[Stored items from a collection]
==*==

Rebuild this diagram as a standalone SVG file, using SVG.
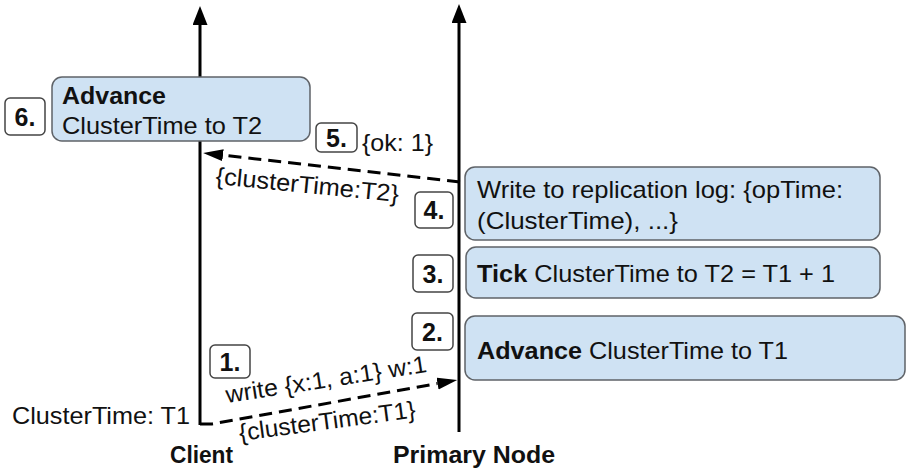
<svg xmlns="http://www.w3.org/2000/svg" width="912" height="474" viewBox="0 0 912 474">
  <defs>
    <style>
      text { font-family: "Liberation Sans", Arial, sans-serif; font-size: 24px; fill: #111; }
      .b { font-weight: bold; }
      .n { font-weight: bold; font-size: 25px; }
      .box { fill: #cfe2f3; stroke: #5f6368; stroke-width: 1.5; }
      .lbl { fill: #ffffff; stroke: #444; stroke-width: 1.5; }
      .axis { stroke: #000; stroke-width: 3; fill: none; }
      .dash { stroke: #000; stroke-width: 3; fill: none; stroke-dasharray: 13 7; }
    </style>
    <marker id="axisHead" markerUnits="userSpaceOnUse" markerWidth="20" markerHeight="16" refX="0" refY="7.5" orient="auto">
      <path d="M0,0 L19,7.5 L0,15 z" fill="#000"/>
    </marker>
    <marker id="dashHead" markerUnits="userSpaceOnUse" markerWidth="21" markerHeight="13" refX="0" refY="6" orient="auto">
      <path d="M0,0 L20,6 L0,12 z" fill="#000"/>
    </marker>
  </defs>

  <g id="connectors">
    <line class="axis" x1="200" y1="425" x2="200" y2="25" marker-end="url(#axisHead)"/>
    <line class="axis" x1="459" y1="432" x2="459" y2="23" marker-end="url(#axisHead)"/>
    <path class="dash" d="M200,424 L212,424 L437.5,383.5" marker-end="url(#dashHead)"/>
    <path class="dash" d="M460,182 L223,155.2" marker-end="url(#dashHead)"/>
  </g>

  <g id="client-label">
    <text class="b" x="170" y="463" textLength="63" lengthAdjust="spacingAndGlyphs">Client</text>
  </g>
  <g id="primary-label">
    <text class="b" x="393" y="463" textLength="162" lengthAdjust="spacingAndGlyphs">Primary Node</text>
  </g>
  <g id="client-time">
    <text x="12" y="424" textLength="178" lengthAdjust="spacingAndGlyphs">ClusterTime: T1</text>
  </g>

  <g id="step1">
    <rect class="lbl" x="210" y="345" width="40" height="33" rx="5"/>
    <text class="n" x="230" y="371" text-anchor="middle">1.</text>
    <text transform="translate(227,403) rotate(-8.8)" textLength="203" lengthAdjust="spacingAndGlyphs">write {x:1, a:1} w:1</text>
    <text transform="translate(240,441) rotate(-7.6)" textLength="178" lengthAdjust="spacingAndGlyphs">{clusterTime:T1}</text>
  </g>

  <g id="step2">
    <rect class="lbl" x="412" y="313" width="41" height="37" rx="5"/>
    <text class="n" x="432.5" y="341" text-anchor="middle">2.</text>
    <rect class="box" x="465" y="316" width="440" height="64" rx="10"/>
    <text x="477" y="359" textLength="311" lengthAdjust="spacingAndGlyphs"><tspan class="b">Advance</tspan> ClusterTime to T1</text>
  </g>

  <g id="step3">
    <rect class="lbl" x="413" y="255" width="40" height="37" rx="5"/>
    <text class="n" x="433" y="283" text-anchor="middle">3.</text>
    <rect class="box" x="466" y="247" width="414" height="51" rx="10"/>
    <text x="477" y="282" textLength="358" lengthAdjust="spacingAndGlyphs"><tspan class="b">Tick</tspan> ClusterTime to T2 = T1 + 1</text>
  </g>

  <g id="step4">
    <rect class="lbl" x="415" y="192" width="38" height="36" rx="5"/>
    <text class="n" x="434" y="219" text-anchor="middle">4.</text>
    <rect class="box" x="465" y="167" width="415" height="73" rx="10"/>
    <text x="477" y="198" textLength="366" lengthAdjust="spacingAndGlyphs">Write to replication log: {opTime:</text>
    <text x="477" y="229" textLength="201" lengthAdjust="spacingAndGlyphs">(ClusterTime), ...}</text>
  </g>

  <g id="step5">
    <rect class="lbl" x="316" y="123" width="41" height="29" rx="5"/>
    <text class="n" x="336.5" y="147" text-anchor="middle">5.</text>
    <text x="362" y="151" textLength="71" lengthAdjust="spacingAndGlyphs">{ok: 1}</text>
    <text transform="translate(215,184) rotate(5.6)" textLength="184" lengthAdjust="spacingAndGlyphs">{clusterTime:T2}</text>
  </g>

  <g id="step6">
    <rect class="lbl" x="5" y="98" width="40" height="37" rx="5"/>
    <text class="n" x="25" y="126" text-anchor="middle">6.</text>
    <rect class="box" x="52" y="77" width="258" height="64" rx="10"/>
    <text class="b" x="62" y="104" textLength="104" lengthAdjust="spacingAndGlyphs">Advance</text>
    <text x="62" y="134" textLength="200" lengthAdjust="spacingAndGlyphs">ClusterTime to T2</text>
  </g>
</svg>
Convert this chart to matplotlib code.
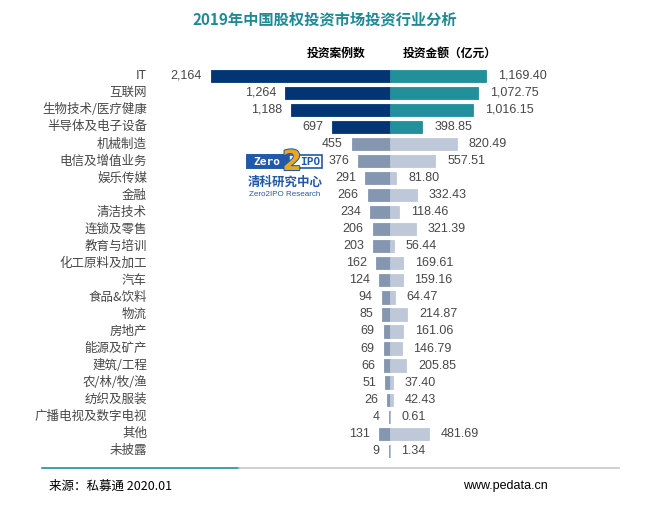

==*==

THE TASK =>
Write out the records above exactly as they stand, leaving out every picture.

THE SOLUTION =>
Rebuild this diagram as a standalone SVG file, using SVG.
<svg xmlns="http://www.w3.org/2000/svg" width="912" height="474" viewBox="0 0 912 474">
  <defs>
    <style>
      text { font-family: "Liberation Sans", Arial, sans-serif; font-size: 24px; fill: #111; }
      .b { font-weight: bold; }
      .n { font-weight: bold; font-size: 25px; }
      .box { fill: #cfe2f3; stroke: #5f6368; stroke-width: 1.5; }
      .lbl { fill: #ffffff; stroke: #444; stroke-width: 1.5; }
      .axis { stroke: #000; stroke-width: 3; fill: none; }
      .dash { stroke: #000; stroke-width: 3; fill: none; stroke-dasharray: 13 7; }
    </style>
    <marker id="axisHead" markerUnits="userSpaceOnUse" markerWidth="20" markerHeight="16" refX="0" refY="7.5" orient="auto">
      <path d="M0,0 L19,7.5 L0,15 z" fill="#000"/>
    </marker>
    <marker id="dashHead" markerUnits="userSpaceOnUse" markerWidth="21" markerHeight="13" refX="0" refY="6" orient="auto">
      <path d="M0,0 L20,6 L0,12 z" fill="#000"/>
    </marker>
  </defs>

  <g id="connectors">
    <line class="axis" x1="200" y1="425" x2="200" y2="25" marker-end="url(#axisHead)"/>
    <line class="axis" x1="459" y1="432" x2="459" y2="23" marker-end="url(#axisHead)"/>
    <path class="dash" d="M200,424 L212,424 L437.5,383.5" marker-end="url(#dashHead)"/>
    <path class="dash" d="M460,182 L223,155.2" marker-end="url(#dashHead)"/>
  </g>

  <g id="client-label">
    <text class="b" x="170" y="463" textLength="63" lengthAdjust="spacingAndGlyphs">Client</text>
  </g>
  <g id="primary-label">
    <text class="b" x="393" y="463" textLength="162" lengthAdjust="spacingAndGlyphs">Primary Node</text>
  </g>
  <g id="client-time">
    <text x="12" y="424" textLength="178" lengthAdjust="spacingAndGlyphs">ClusterTime: T1</text>
  </g>

  <g id="step1">
    <rect class="lbl" x="210" y="345" width="40" height="33" rx="5"/>
    <text class="n" x="230" y="371" text-anchor="middle">1.</text>
    <text transform="translate(227,403) rotate(-8.8)" textLength="203" lengthAdjust="spacingAndGlyphs">write {x:1, a:1} w:1</text>
    <text transform="translate(240,441) rotate(-7.6)" textLength="178" lengthAdjust="spacingAndGlyphs">{clusterTime:T1}</text>
  </g>

  <g id="step2">
    <rect class="lbl" x="412" y="313" width="41" height="37" rx="5"/>
    <text class="n" x="432.5" y="341" text-anchor="middle">2.</text>
    <rect class="box" x="465" y="316" width="440" height="64" rx="10"/>
    <text x="477" y="359" textLength="311" lengthAdjust="spacingAndGlyphs"><tspan class="b">Advance</tspan> ClusterTime to T1</text>
  </g>

  <g id="step3">
    <rect class="lbl" x="413" y="255" width="40" height="37" rx="5"/>
    <text class="n" x="433" y="283" text-anchor="middle">3.</text>
    <rect class="box" x="466" y="247" width="414" height="51" rx="10"/>
    <text x="477" y="282" textLength="358" lengthAdjust="spacingAndGlyphs"><tspan class="b">Tick</tspan> ClusterTime to T2 = T1 + 1</text>
  </g>

  <g id="step4">
    <rect class="lbl" x="415" y="192" width="38" height="36" rx="5"/>
    <text class="n" x="434" y="219" text-anchor="middle">4.</text>
    <rect class="box" x="465" y="167" width="415" height="73" rx="10"/>
    <text x="477" y="198" textLength="366" lengthAdjust="spacingAndGlyphs">Write to replication log: {opTime:</text>
    <text x="477" y="229" textLength="201" lengthAdjust="spacingAndGlyphs">(ClusterTime), ...}</text>
  </g>

  <g id="step5">
    <rect class="lbl" x="316" y="123" width="41" height="29" rx="5"/>
    <text class="n" x="336.5" y="147" text-anchor="middle">5.</text>
    <text x="362" y="151" textLength="71" lengthAdjust="spacingAndGlyphs">{ok: 1}</text>
    <text transform="translate(215,184) rotate(5.6)" textLength="184" lengthAdjust="spacingAndGlyphs">{clusterTime:T2}</text>
  </g>

  <g id="step6">
    <rect class="lbl" x="5" y="98" width="40" height="37" rx="5"/>
    <text class="n" x="25" y="126" text-anchor="middle">6.</text>
    <rect class="box" x="52" y="77" width="258" height="64" rx="10"/>
    <text class="b" x="62" y="104" textLength="104" lengthAdjust="spacingAndGlyphs">Advance</text>
    <text x="62" y="134" textLength="200" lengthAdjust="spacingAndGlyphs">ClusterTime to T2</text>
  </g>
</svg>
Convert this chart to matplotlib code.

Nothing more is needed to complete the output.